Capacity climbed 5.5%, which pushed the average load factor down 0.7 percentage points to 78.7%. Demand for domestic traffic rose 5.1%, outpacing international demand growth of 4.3%.
“After a very strong start to the year, demand growth is slipping back toward more historic levels. A combination of factors are likely behind this more moderated pace of demand growth. These include continuing terrorist activity and the fragile state of the global economy. Neither bode well for travel demand. And the shocks of Istanbul and the economic fallout of the Brexit vote make it difficult to see an early uptick,” said Tony Tyler, IATA’s Director General and CEO.
Annual growth in international RPKs slowed for the third consecutive month, to 4.3%, from 5% recorded in April year-over-year. Airlines in all regions recorded growth. Total capacity climbed 6.1%, causing load factor to slip 1.3 percentage points to 77.1%.

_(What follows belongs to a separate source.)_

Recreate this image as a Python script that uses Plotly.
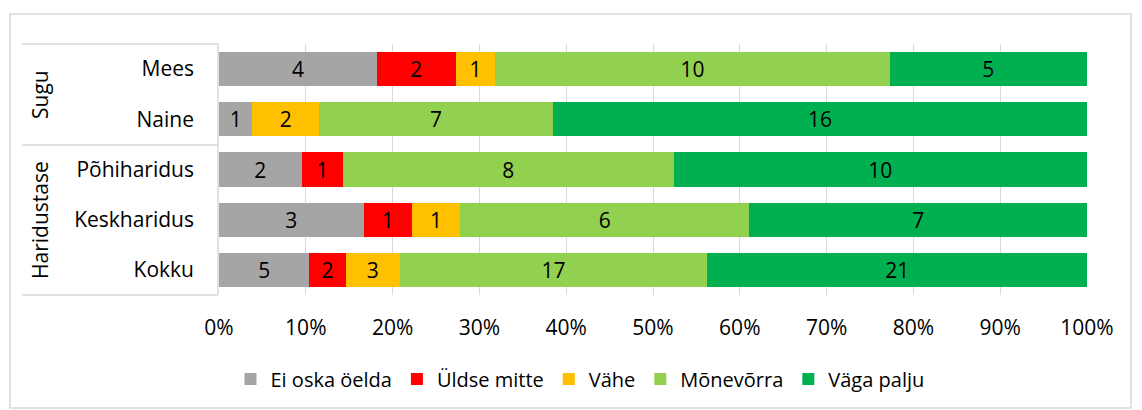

European carriers’ May demand climbed just 2.1% over May 2015, reflecting continuing fallout from the Brussels terror attack. Capacity rose 3.5% and load factor dipped 1.1 percentage points to 80.6%, which despite the decline still was the highest among regions.
Domestic demand rose 5.1% in May compared to May 2015, which was up from the 4% year-on-year growth recorded in April. Results were decidedly mixed, with Brazil, Russia and Japan all showing declines. Domestic capacity climbed 4.4%, and load factor rose 0.5 percentage points to 81.7%.